----- Available data -----

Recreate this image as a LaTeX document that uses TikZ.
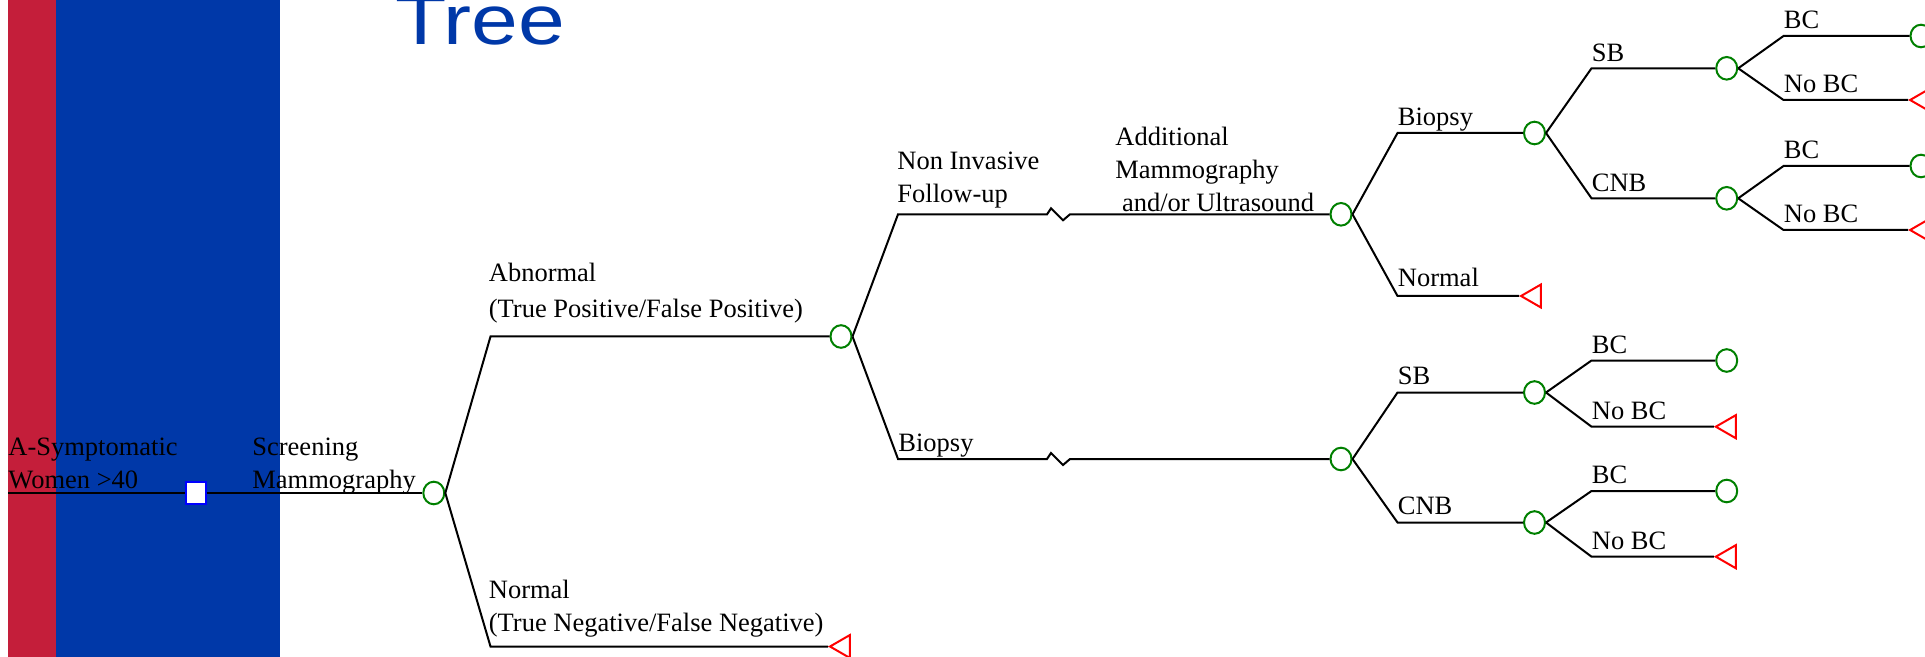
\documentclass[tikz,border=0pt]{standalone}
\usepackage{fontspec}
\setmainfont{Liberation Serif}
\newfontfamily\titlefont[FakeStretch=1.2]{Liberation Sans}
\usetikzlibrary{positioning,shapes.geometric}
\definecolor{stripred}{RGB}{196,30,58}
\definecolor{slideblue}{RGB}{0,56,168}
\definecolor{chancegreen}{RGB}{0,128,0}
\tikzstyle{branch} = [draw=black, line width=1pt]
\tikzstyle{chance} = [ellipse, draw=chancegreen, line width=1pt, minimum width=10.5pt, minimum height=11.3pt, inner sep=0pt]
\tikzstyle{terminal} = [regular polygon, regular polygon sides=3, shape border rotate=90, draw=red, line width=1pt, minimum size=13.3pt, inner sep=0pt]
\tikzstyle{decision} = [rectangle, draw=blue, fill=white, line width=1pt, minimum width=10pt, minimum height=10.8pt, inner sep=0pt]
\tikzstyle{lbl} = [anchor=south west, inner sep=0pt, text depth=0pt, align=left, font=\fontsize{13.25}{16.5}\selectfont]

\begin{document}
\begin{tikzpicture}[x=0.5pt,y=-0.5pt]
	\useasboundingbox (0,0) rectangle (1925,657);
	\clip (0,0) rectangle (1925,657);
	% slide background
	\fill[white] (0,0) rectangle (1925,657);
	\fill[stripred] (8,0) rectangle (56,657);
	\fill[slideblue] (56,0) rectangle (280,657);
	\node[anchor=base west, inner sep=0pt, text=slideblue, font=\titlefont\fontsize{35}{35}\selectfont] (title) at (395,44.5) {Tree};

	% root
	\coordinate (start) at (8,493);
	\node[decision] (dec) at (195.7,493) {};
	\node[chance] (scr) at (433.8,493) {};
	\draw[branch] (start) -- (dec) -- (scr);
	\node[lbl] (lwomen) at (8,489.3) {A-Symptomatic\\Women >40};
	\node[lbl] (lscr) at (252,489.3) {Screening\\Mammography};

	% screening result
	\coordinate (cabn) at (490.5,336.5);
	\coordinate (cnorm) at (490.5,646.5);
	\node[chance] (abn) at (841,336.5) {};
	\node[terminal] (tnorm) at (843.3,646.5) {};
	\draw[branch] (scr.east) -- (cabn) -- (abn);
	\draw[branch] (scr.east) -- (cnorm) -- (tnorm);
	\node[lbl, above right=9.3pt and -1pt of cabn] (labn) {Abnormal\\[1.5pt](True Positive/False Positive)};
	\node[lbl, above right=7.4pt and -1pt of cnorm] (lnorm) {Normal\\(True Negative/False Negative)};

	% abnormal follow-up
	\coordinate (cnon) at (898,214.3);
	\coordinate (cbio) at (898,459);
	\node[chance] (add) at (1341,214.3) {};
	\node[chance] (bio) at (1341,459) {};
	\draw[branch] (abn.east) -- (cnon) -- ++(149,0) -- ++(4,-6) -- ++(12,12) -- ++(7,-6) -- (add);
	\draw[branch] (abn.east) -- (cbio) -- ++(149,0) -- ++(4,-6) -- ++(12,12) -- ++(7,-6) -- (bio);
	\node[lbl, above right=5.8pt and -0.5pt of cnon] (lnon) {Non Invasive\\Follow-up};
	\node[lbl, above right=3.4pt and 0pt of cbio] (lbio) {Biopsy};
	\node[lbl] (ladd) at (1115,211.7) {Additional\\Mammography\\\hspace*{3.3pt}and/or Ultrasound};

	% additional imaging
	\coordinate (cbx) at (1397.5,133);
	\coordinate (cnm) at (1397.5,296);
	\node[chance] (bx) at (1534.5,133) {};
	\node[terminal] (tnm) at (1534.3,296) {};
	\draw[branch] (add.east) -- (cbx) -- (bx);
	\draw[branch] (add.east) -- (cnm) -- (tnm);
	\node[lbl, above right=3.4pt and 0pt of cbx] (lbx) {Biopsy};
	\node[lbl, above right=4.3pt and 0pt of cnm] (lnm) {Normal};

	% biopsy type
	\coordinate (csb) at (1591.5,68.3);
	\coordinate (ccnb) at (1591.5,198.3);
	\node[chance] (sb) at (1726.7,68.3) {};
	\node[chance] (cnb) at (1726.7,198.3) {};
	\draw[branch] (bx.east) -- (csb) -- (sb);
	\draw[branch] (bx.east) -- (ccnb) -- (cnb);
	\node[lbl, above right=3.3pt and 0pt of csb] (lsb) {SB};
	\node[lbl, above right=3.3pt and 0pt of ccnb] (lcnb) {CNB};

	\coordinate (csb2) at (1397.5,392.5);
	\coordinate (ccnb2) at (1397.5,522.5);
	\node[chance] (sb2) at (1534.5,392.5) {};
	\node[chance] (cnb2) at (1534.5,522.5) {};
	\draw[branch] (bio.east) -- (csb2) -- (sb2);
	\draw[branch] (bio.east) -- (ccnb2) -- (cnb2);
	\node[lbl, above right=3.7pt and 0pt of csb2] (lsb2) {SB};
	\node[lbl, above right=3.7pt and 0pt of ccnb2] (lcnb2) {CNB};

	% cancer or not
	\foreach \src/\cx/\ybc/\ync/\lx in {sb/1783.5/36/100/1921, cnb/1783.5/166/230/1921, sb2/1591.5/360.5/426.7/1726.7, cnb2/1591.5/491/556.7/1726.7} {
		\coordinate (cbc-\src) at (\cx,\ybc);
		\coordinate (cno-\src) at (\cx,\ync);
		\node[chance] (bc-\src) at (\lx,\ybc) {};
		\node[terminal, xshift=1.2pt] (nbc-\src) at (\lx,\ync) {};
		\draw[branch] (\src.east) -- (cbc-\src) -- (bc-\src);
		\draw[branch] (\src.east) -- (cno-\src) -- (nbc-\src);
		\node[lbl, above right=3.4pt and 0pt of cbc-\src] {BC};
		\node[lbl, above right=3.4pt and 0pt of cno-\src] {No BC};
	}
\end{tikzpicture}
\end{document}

-----

Stated task:
Print out the lines exactly, skipping any picture.

Answer for this exercise:
Recreate this image as a LaTeX document that uses TikZ.
\documentclass[tikz,border=0pt]{standalone}
\usepackage{fontspec}
\setmainfont{Liberation Serif}
\newfontfamily\titlefont[FakeStretch=1.2]{Liberation Sans}
\usetikzlibrary{positioning,shapes.geometric}
\definecolor{stripred}{RGB}{196,30,58}
\definecolor{slideblue}{RGB}{0,56,168}
\definecolor{chancegreen}{RGB}{0,128,0}
\tikzstyle{branch} = [draw=black, line width=1pt]
\tikzstyle{chance} = [ellipse, draw=chancegreen, line width=1pt, minimum width=10.5pt, minimum height=11.3pt, inner sep=0pt]
\tikzstyle{terminal} = [regular polygon, regular polygon sides=3, shape border rotate=90, draw=red, line width=1pt, minimum size=13.3pt, inner sep=0pt]
\tikzstyle{decision} = [rectangle, draw=blue, fill=white, line width=1pt, minimum width=10pt, minimum height=10.8pt, inner sep=0pt]
\tikzstyle{lbl} = [anchor=south west, inner sep=0pt, text depth=0pt, align=left, font=\fontsize{13.25}{16.5}\selectfont]

\begin{document}
\begin{tikzpicture}[x=0.5pt,y=-0.5pt]
	\useasboundingbox (0,0) rectangle (1925,657);
	\clip (0,0) rectangle (1925,657);
	% slide background
	\fill[white] (0,0) rectangle (1925,657);
	\fill[stripred] (8,0) rectangle (56,657);
	\fill[slideblue] (56,0) rectangle (280,657);
	\node[anchor=base west, inner sep=0pt, text=slideblue, font=\titlefont\fontsize{35}{35}\selectfont] (title) at (395,44.5) {Tree};

	% root
	\coordinate (start) at (8,493);
	\node[decision] (dec) at (195.7,493) {};
	\node[chance] (scr) at (433.8,493) {};
	\draw[branch] (start) -- (dec) -- (scr);
	\node[lbl] (lwomen) at (8,489.3) {A-Symptomatic\\Women >40};
	\node[lbl] (lscr) at (252,489.3) {Screening\\Mammography};

	% screening result
	\coordinate (cabn) at (490.5,336.5);
	\coordinate (cnorm) at (490.5,646.5);
	\node[chance] (abn) at (841,336.5) {};
	\node[terminal] (tnorm) at (843.3,646.5) {};
	\draw[branch] (scr.east) -- (cabn) -- (abn);
	\draw[branch] (scr.east) -- (cnorm) -- (tnorm);
	\node[lbl, above right=9.3pt and -1pt of cabn] (labn) {Abnormal\\[1.5pt](True Positive/False Positive)};
	\node[lbl, above right=7.4pt and -1pt of cnorm] (lnorm) {Normal\\(True Negative/False Negative)};

	% abnormal follow-up
	\coordinate (cnon) at (898,214.3);
	\coordinate (cbio) at (898,459);
	\node[chance] (add) at (1341,214.3) {};
	\node[chance] (bio) at (1341,459) {};
	\draw[branch] (abn.east) -- (cnon) -- ++(149,0) -- ++(4,-6) -- ++(12,12) -- ++(7,-6) -- (add);
	\draw[branch] (abn.east) -- (cbio) -- ++(149,0) -- ++(4,-6) -- ++(12,12) -- ++(7,-6) -- (bio);
	\node[lbl, above right=5.8pt and -0.5pt of cnon] (lnon) {Non Invasive\\Follow-up};
	\node[lbl, above right=3.4pt and 0pt of cbio] (lbio) {Biopsy};
	\node[lbl] (ladd) at (1115,211.7) {Additional\\Mammography\\\hspace*{3.3pt}and/or Ultrasound};

	% additional imaging
	\coordinate (cbx) at (1397.5,133);
	\coordinate (cnm) at (1397.5,296);
	\node[chance] (bx) at (1534.5,133) {};
	\node[terminal] (tnm) at (1534.3,296) {};
	\draw[branch] (add.east) -- (cbx) -- (bx);
	\draw[branch] (add.east) -- (cnm) -- (tnm);
	\node[lbl, above right=3.4pt and 0pt of cbx] (lbx) {Biopsy};
	\node[lbl, above right=4.3pt and 0pt of cnm] (lnm) {Normal};

	% biopsy type
	\coordinate (csb) at (1591.5,68.3);
	\coordinate (ccnb) at (1591.5,198.3);
	\node[chance] (sb) at (1726.7,68.3) {};
	\node[chance] (cnb) at (1726.7,198.3) {};
	\draw[branch] (bx.east) -- (csb) -- (sb);
	\draw[branch] (bx.east) -- (ccnb) -- (cnb);
	\node[lbl, above right=3.3pt and 0pt of csb] (lsb) {SB};
	\node[lbl, above right=3.3pt and 0pt of ccnb] (lcnb) {CNB};

	\coordinate (csb2) at (1397.5,392.5);
	\coordinate (ccnb2) at (1397.5,522.5);
	\node[chance] (sb2) at (1534.5,392.5) {};
	\node[chance] (cnb2) at (1534.5,522.5) {};
	\draw[branch] (bio.east) -- (csb2) -- (sb2);
	\draw[branch] (bio.east) -- (ccnb2) -- (cnb2);
	\node[lbl, above right=3.7pt and 0pt of csb2] (lsb2) {SB};
	\node[lbl, above right=3.7pt and 0pt of ccnb2] (lcnb2) {CNB};

	% cancer or not
	\foreach \src/\cx/\ybc/\ync/\lx in {sb/1783.5/36/100/1921, cnb/1783.5/166/230/1921, sb2/1591.5/360.5/426.7/1726.7, cnb2/1591.5/491/556.7/1726.7} {
		\coordinate (cbc-\src) at (\cx,\ybc);
		\coordinate (cno-\src) at (\cx,\ync);
		\node[chance] (bc-\src) at (\lx,\ybc) {};
		\node[terminal, xshift=1.2pt] (nbc-\src) at (\lx,\ync) {};
		\draw[branch] (\src.east) -- (cbc-\src) -- (bc-\src);
		\draw[branch] (\src.east) -- (cno-\src) -- (nbc-\src);
		\node[lbl, above right=3.4pt and 0pt of cbc-\src] {BC};
		\node[lbl, above right=3.4pt and 0pt of cno-\src] {No BC};
	}
\end{tikzpicture}
\end{document}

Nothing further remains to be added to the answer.